Your instructions: Write out exactly, please, every line from the beginning of the entries to the line holding "var TXT = '#595959';", and no pictures.

Material supplied:
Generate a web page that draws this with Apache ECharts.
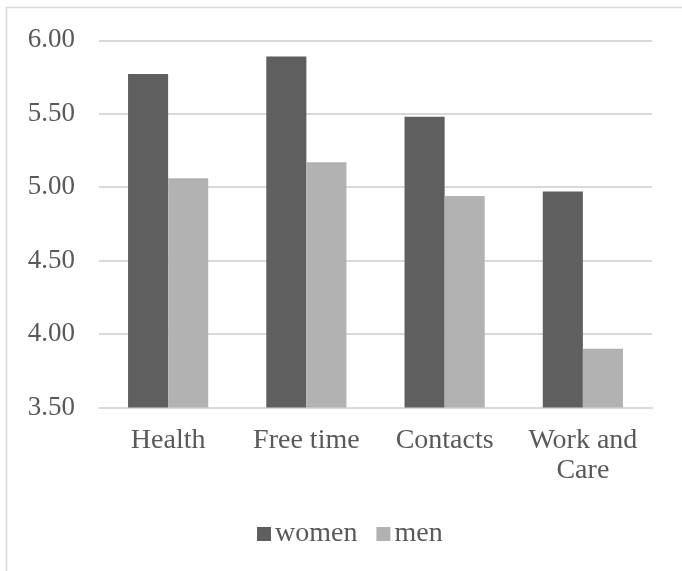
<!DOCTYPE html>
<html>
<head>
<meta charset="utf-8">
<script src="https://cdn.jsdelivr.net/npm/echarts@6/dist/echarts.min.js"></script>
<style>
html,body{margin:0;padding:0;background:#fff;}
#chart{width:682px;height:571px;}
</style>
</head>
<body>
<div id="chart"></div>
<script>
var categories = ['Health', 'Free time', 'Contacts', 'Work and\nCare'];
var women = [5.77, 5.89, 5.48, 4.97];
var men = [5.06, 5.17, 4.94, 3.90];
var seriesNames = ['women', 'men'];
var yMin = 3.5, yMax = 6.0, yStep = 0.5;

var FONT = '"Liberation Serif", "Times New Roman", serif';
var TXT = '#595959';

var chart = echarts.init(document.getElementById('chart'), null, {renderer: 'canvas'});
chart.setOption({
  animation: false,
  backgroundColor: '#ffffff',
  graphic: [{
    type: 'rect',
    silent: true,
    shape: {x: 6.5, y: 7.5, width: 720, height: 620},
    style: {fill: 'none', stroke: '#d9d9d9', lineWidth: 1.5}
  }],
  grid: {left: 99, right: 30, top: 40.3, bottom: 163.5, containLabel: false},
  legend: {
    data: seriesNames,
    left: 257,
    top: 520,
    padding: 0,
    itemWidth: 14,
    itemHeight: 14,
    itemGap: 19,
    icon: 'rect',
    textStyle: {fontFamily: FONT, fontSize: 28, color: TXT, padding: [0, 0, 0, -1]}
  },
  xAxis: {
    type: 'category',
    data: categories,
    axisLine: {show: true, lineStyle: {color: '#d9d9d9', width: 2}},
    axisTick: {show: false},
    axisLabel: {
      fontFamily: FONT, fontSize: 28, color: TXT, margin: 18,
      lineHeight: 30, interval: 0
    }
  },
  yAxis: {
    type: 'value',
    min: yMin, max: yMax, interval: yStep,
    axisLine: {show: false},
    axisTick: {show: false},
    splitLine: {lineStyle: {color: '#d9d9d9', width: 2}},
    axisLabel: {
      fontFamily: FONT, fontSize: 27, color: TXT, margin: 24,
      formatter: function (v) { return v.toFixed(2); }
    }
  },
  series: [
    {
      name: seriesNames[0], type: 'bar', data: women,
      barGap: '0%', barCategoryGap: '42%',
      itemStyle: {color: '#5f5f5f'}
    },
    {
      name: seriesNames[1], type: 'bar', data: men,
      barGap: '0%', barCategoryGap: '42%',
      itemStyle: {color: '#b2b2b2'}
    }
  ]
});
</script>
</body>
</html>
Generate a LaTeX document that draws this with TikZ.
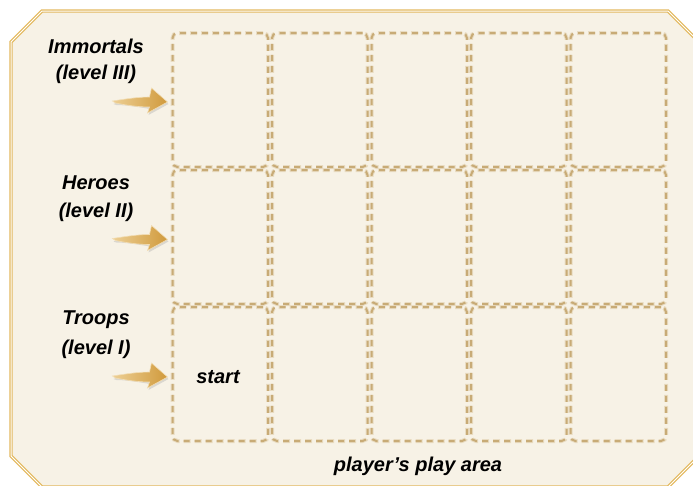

Written answer:
Generate a web page that draws this with Apache ECharts.
<!DOCTYPE html>
<html>
<head>
<meta charset="utf-8">
<script src="https://cdn.jsdelivr.net/npm/echarts@6/dist/echarts.min.js"></script>
<style>
html,body{margin:0;padding:0;background:#fff;}
#chart{width:682px;height:571px;}
</style>
</head>
<body>
<div id="chart"></div>
<script>
var categories = ['Health', 'Free time', 'Contacts', 'Work and\nCare'];
var women = [5.77, 5.89, 5.48, 4.97];
var men = [5.06, 5.17, 4.94, 3.90];
var seriesNames = ['women', 'men'];
var yMin = 3.5, yMax = 6.0, yStep = 0.5;

var FONT = '"Liberation Serif", "Times New Roman", serif';
var TXT = '#595959';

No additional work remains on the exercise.